Dovevo essere alla presentazione di una Cuvèe di Champagne e invece ho preferito restare a celebrare il Lambrusco di Sorbara Omaggio a Gino Friedmann.
Dovevo essere “nella magnifica cornice”, “nella magica location” e invece sono sotto i portici di via Santa Caterina nella “mia” Bologna.
Doveva essere primavera inoltrata, in fondo è fine maggio, e invece diluvia e nel pur breve percorso a piedi mi si inzuppano le zeppe.
Dovevo mangiare finger food e invece addento felice pane e mortadella.
Doveva esserci uno chef pluristellato e invece sono con Daniele Minarelli dell’Osteria Bottega, l’istrionico Oste, che si ostina a non scrivere le comande perché lui, dice, “ricorda tutto a mente”! E che fa il bacia mano alle (belle) signore.

Dovevo indossare l’outfit che avevo preparato: un little black dress per il cocktail a base di champagne se fossi andata a nord; uno scollatissimo vestito vintage anni ’70 nero a fiori che “pare essere stato cucito apposta per le tue forme”, se qui non ci fosse stato un freddo tale da farmi optare per jeans e giubbotto di pelle, la scollatura è rimasta!
Doveva esserci un’elegante cartella stampa piena zeppa di parole, che mi raccontasse perché sono stata invitata, e invece c’è un bicchiere di lambrusco e ci sono le chiacchiere scambiate con Michele Rossetto, enologo capo della Cantina di Carpi e Sorbara, e con Giorgio Melandri, con Daniele Minarelli e gli altri presenti.
Doveva esserci un primo briefing per scegliere il nome e invece a quanto dice Giorgio Melandri, critico enogastronomico, degustatore, mio paziente amico nonché persona informata sui fatti: «il nome l’abbiamo scelto a pranzo da Luca Marchini a Modena mangiando tortellini e bevendo Sorbara. Andava bene, l’abbiamo capito subito. E abbiamo continuato a mangiare».

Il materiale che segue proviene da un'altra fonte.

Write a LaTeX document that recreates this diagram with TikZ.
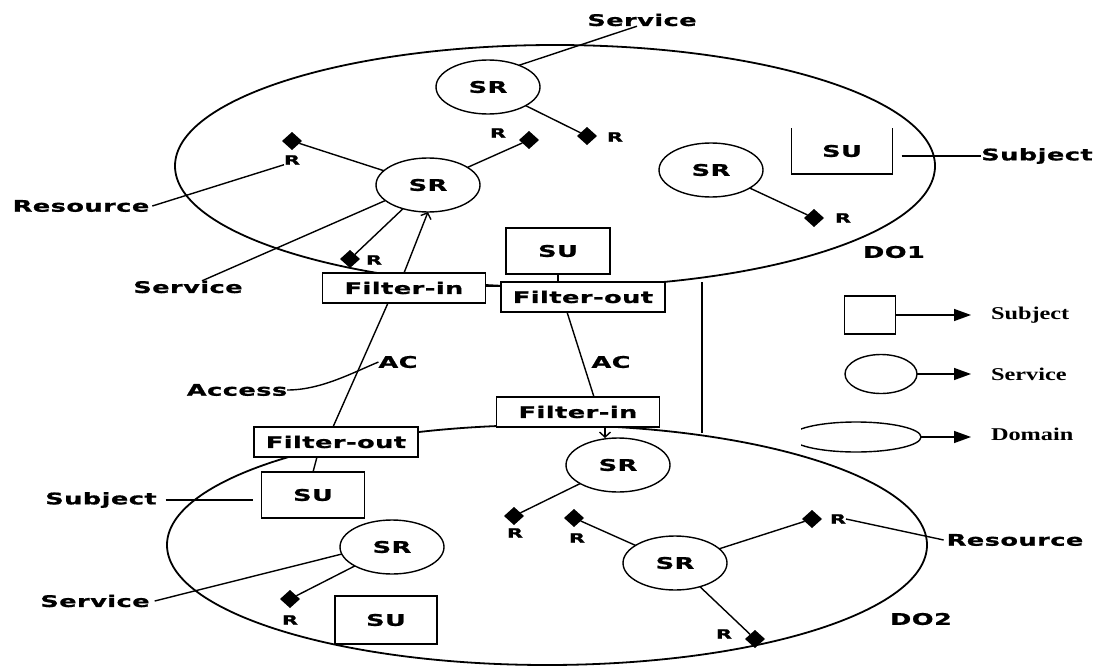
\documentclass[tikz,border=0pt]{standalone}
\usepackage{fontspec}
\newfontfamily\sansb{DejaVu Sans}[FakeStretch=1.6,LetterSpace=3,FakeBold=1]
\newfontfamily\serb{Liberation Serif}[FakeStretch=1.35]
\usetikzlibrary{shapes.geometric,arrows.meta}
\begin{document}
\begin{tikzpicture}[x=1pt,y=-1pt,
  every node/.style={inner sep=0pt, outer sep=0pt},
  lbl/.style={font=\sansb\bfseries\fontsize{16}{18}\selectfont},
  rlbl/.style={font=\sansb\bfseries\fontsize{13}{15}\selectfont},
  legtxt/.style={font=\serb\bfseries\fontsize{18}{20}\selectfont, anchor=west},
  domshape/.style={ellipse, draw, line width=1.8pt, minimum width=760pt, minimum height=242pt},
  srvshape/.style={ellipse, draw, line width=1.4pt, minimum width=104pt, minimum height=54pt, lbl},
  fbox/.style={rectangle, draw, fill=white, line width=1.6pt, minimum width=163pt, minimum height=30pt, lbl},
  subox/.style={rectangle, draw, fill=white, line width=1.6pt, minimum width=103pt, minimum height=46pt, lbl},
  resdia/.style={diamond, fill=black, minimum width=20pt, minimum height=18pt},
  conn/.style={line width=1.4pt},
  arrline/.style={conn, -{Straight Barb[length=5pt,width=11pt]}},
  legarr/.style={line width=1.4pt, -{Triangle[length=17pt,width=12pt]}}
]
\fill[white] (0,0) rectangle (1102,669);
\useasboundingbox (0,0) rectangle (1102,669);

% domains
\node[domshape] (do1) at (555,166) {};
\node[domshape, minimum height=240pt] (do2) at (547,545) {};
\node[lbl] (do1l) at (894,252) {DO1};
\node[lbl] (do2l) at (921,619) {DO2};

% services
\node[srvshape] (sr1) at (488,87) {SR};
\node[srvshape] (sr2) at (428,185) {SR};
\node[srvshape] (sr3) at (711,170) {SR};
\node[srvshape] (sr4) at (618,465) {SR};
\node[srvshape] (sr5) at (392,547) {SR};
\node[srvshape] (sr6) at (675,563) {SR};

% resources
\node[resdia] (d1) at (587,136) {};  \node[rlbl] (r1) at (615,137) {R};
\node[resdia] (d2) at (292,141) {};  \node[rlbl] (r2) at (292,160) {R};
\node[resdia] (d3) at (529,140) {};  \node[rlbl] (r3) at (498,133) {R};
\node[resdia] (d4) at (350,259) {};  \node[rlbl] (r4) at (374,260) {R};
\node[resdia] (d5) at (814,218) {};  \node[rlbl] (r5) at (843,218) {R};
\node[resdia] (d6) at (514,516) {};  \node[rlbl] (r6) at (515,533) {R};
\node[resdia] (d7) at (574,518) {};  \node[rlbl] (r7) at (577,538) {R};
\node[resdia] (d8) at (812,519) {};  \node[rlbl] (r8) at (838,519) {R};
\node[resdia] (d9) at (755,639) {};  \node[rlbl] (r9) at (724,634) {R};
\node[resdia] (d10) at (290,599) {}; \node[rlbl] (r10) at (290,620) {R};

% subjects (open box in DO1)
\node[minimum width=101pt, minimum height=46pt, lbl] (su0) at (842,151) {SU};
\draw[line width=1.6pt] (su0.north west) -- (su0.south west) -- (su0.south east) -- (su0.north east);

% filters and subjects
\node[fbox] (fin1) at (404,288) {Filter-in};
\node[fbox, minimum width=164pt] (fout1) at (583,297) {Filter-out};
\node[subox, minimum width=104pt] (su1) at (558,251) {SU};
\node[fbox, minimum width=164pt] (fout2) at (336,442) {Filter-out};
\node[fbox] (fin2) at (578,412) {Filter-in};
\node[subox] (su2) at (313,495) {SU};
\node[subox, minimum width=102pt, minimum height=48pt] (su3) at (386,620) {SU};

% labels
\node[lbl] (srvt) at (642,20) {Service};
\node[lbl] (res1) at (81,206) {Resource};
\node[lbl] (srv2) at (188,287) {Service};
\node[lbl] (subj1) at (1037,156) {Subject};
\node[lbl] (ac1) at (398,362) {AC};
\node[lbl] (ac2) at (611,362) {AC};
\node[lbl] (acc) at (237,390) {Access};
\node[lbl] (subj2) at (101,500) {Subject};
\node[lbl] (srv3) at (95,601) {Service};
\node[lbl] (res2) at (1015,540) {Resource};

% resource links
\draw[conn] (sr1) -- (d1);
\draw[conn] (sr2) -- (d2);
\draw[conn] (sr2) -- (d3);
\draw[conn] (sr2) -- (d4);
\draw[conn] (sr3) -- (d5);
\draw[conn] (sr4) -- (d6);
\draw[conn] (sr6) -- (d7);
\draw[conn] (sr6) -- (d8);
\draw[conn] (sr6) -- (d9);
\draw[conn] (sr5) -- (d10);

% filter links
\draw[conn] ([yshift=2pt]fin1.east) -- ([yshift=2pt]fin1.east -| fout1.west);
\draw[conn] (su1.south) -- (su1.south |- fout1.north);
\draw[arrline] (fin1.north) -- (sr2.south);
\draw[conn] ([xshift=-16pt]fin1.south) -- ([xshift=-3pt]fout2.north);
\draw[conn] ([xshift=-16pt]fout1.south) -- ([xshift=16pt]fin2.north);
\draw[arrline] ([xshift=27pt]fin2.south) -- ([xshift=-13pt]sr4.north);
\draw[conn] ([xshift=-19pt]fout2.south) -- (su2.north);
\coordinate (vtop) at (702,282);
\coordinate (vbot) at (702,433);
\draw[conn] (vtop) -- (vbot);

% label leaders
\draw[conn] ([xshift=-5pt]srvt.south) -- (sr1.35);
\draw[conn] ([xshift=3pt]res1.east) -- (r2.south west);
\draw[conn] ([xshift=14pt]srv2.north) -- (sr2.200);
\draw[conn] ([xshift=9pt,yshift=-5pt]su0.east) -- (subj1.west);
\draw[conn] (acc.east) .. controls (320,390) and (350,374) .. (ac1.west);
\draw[conn] ([xshift=9pt]subj2.east) -- ([xshift=-9pt]su2.west |- subj2.east);
\draw[conn] ([xshift=5pt]srv3.east) -- (sr5.188);
\draw[conn] ([xshift=-3pt]res2.west) -- (r8.east);

% legend
\node[draw, line width=1.4pt, minimum width=51pt, minimum height=38pt] (lsu) at (870,315) {};
\node[ellipse, draw, line width=1.4pt, minimum width=72pt, minimum height=39pt] (lsr) at (881,374) {};
\begin{scope}
\clip (801,400) rectangle (940,470);
\node[ellipse, draw, line width=1.4pt, minimum width=130pt, minimum height=30pt] (ldom) at (856,437) {};
\end{scope}
\node[legtxt] (lsut) at (991,315) {Subject};
\node[legtxt] (lsrt) at (991,374) {Service};
\node[legtxt] (ldot) at (991,434) {Domain};
\draw[legarr] (lsu.east) -- ([xshift=-20pt]lsut.west);
\draw[legarr] (lsr.east) -- ([xshift=-20pt]lsrt.west |- lsr.east);
\draw[legarr] (ldom.east) -- ([xshift=-20pt]ldot.west |- ldom.east);
\end{tikzpicture}
\end{document}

Doveva esserci un secondo briefing con un grafico per la creazione di un’immagine, dell’etichetta e invece sempre secondo il solito informato Melandri: «l’etichetta c’era già ed era su una vecchia bottiglia degli anni ’70, sopravvissuta chissà come a vari giri di riordino e pulizia. Bella, bellissima, storica e con un grande talento per la narrazione».

La “firma” di Modena
Doveva esserci un ragionamento complicato sul vino e invece si è deciso di fare un vino secco, diretto, classico nello stile. Una semplicità raffinata per il mondo del vino di oggi tutto ragionamenti e marketing.
Dovevano esserci alcune presentazioni a Milano, Roma, Firenze, Torino e invece le presentazioni sono state a Reggio Emilia, Modena, Bologna.
Se non ti seguono i tuoi, ma chi ti segue!
Doveva esserci una brochure, oppure un flyer, ma invece c’è un piccolo libro scritto da Giorgio Melandri. 50 pagine in cui si racconta e racconta e ancora racconta. E che se ne andrà in giro con il vino, chiuso nel cartone con le bottiglie e pronto a dire tutto, ma proprio tutto, sulle sue compagne di viaggio.
Doveva esserci un personaggio famoso in ogni tappa e invece c’è stato un grande protagonista, Gino Friedmann, l’uomo straordinario al quale è stato dedicato questo libro. Un ebreo modenese nato alla fine dell’800, che ha sviluppato la cooperazione nel suo territorio, un uomo illuminato e pieno di energia. Pioniere dell’agricoltura moderna.